--- Start of MATERIAL FOR THIS EXERCISE ---
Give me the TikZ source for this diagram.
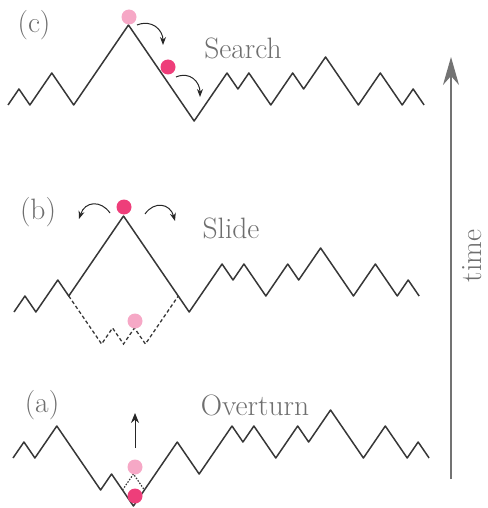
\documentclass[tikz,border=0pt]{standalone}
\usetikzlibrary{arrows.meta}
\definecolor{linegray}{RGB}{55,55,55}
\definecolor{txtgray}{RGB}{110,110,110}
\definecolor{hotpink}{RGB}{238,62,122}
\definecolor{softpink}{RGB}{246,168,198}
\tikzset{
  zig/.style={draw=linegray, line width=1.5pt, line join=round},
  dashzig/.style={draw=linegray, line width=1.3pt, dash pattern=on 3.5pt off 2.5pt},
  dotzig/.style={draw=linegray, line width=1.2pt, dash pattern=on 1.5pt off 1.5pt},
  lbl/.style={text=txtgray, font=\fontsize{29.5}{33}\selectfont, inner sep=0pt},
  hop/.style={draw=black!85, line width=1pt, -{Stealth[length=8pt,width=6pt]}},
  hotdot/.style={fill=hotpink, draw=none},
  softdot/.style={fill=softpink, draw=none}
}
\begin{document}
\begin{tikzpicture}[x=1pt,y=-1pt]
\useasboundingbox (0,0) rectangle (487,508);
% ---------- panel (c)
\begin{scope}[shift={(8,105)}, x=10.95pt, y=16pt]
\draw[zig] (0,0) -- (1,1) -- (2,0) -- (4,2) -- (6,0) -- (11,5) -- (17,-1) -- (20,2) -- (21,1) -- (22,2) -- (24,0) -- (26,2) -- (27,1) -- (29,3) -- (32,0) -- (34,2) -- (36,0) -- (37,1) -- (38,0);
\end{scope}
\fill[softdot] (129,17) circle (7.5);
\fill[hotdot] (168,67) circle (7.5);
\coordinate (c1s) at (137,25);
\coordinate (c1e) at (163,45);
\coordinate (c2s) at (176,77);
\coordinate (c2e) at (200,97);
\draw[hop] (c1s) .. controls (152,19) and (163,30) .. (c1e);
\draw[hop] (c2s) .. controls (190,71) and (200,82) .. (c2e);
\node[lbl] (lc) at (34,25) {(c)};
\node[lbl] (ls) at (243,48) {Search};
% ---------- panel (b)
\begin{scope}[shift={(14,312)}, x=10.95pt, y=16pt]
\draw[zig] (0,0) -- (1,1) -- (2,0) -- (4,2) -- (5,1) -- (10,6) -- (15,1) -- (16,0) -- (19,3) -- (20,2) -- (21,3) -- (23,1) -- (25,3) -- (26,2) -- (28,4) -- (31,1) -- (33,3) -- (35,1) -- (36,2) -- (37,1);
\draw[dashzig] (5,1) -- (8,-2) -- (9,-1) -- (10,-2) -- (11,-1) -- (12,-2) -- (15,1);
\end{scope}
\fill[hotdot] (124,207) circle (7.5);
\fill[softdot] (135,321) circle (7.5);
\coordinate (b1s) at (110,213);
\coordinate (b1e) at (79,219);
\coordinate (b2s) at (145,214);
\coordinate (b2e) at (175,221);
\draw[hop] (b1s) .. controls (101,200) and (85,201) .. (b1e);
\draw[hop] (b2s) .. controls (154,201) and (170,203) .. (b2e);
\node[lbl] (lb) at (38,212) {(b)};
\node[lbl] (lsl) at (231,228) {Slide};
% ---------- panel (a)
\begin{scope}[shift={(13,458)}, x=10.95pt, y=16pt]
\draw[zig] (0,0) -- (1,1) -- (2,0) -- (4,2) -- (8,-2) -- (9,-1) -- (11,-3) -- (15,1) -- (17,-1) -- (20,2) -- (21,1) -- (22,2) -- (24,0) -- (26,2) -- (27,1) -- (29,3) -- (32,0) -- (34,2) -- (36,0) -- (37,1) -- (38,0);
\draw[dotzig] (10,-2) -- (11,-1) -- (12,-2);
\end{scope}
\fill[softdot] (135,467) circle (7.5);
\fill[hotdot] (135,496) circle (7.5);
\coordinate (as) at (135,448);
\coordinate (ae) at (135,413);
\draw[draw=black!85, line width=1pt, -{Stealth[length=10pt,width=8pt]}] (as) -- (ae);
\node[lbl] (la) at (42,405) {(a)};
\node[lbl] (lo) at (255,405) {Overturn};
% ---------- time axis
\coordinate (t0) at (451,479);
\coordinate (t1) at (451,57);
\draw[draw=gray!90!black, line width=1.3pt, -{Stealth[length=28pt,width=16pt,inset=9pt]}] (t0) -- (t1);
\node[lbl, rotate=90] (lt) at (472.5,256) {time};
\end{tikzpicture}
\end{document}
--- End of MATERIAL FOR THIS EXERCISE ---
--- Start of MATERIAL FOR THIS EXERCISE ---
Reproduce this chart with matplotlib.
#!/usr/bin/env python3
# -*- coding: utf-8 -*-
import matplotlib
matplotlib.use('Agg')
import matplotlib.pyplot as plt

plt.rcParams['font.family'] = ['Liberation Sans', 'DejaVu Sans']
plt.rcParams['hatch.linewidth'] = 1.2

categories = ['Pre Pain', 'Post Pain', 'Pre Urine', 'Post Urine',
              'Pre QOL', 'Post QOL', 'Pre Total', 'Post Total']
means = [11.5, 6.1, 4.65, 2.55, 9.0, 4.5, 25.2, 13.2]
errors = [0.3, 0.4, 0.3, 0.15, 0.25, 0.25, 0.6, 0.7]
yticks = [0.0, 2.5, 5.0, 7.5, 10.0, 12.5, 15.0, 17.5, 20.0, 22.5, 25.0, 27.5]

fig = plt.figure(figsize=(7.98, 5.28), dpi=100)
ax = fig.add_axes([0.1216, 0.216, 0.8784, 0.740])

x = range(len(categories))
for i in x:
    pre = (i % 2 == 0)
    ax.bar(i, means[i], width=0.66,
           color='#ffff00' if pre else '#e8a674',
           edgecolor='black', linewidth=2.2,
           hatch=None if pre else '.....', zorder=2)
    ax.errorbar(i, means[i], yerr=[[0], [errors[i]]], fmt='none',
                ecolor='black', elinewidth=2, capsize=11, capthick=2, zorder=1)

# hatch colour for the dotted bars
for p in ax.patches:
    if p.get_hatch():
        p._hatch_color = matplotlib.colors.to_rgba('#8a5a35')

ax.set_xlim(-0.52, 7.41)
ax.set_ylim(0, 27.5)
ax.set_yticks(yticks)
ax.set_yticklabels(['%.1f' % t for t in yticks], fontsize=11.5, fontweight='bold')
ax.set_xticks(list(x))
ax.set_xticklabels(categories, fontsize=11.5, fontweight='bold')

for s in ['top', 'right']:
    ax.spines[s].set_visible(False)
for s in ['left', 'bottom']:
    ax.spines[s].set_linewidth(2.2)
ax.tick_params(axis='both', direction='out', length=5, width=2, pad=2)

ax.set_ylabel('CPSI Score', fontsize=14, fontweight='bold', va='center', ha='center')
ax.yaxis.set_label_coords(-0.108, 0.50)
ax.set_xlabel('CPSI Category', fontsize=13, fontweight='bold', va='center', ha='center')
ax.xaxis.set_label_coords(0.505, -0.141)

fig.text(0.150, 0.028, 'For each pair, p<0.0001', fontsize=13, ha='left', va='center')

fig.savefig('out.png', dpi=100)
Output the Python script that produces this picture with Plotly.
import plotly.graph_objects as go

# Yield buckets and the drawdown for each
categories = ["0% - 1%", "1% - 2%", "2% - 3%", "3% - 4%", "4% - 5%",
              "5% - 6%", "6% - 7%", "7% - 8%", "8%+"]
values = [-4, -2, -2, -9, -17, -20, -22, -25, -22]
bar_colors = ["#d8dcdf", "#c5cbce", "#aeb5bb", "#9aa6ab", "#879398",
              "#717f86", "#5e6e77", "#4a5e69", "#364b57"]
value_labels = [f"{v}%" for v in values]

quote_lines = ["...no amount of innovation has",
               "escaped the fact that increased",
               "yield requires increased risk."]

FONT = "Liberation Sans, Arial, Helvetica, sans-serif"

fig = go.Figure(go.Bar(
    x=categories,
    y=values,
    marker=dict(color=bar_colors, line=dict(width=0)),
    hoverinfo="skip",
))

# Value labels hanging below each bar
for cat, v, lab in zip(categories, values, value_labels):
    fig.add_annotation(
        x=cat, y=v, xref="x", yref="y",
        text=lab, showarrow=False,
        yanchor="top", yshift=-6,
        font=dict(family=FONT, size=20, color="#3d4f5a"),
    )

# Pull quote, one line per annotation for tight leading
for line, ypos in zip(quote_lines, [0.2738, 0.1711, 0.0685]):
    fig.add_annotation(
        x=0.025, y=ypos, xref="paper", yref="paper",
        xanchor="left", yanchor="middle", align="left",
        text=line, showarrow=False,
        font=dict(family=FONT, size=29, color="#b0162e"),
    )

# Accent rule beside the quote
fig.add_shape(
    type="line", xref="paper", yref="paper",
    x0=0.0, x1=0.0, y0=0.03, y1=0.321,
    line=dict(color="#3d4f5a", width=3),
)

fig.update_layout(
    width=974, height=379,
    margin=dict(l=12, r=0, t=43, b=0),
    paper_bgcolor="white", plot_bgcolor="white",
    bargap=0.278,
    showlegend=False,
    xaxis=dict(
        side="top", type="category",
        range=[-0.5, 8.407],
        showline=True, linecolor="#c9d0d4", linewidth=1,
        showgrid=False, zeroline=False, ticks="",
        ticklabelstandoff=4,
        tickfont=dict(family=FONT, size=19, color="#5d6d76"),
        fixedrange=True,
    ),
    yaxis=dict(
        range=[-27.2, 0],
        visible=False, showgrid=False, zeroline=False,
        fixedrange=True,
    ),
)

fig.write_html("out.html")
--- End of MATERIAL FOR THIS EXERCISE ---
TO BE DONE:
Output exactly the lines of the material above from the one containing "Output the Python" up to and including the one containing "v in values]".

SOLUTION FOR THIS PROBLEM:
Output the Python script that produces this picture with Plotly.
import plotly.graph_objects as go

# Yield buckets and the drawdown for each
categories = ["0% - 1%", "1% - 2%", "2% - 3%", "3% - 4%", "4% - 5%",
              "5% - 6%", "6% - 7%", "7% - 8%", "8%+"]
values = [-4, -2, -2, -9, -17, -20, -22, -25, -22]
bar_colors = ["#d8dcdf", "#c5cbce", "#aeb5bb", "#9aa6ab", "#879398",
              "#717f86", "#5e6e77", "#4a5e69", "#364b57"]
value_labels = [f"{v}%" for v in values]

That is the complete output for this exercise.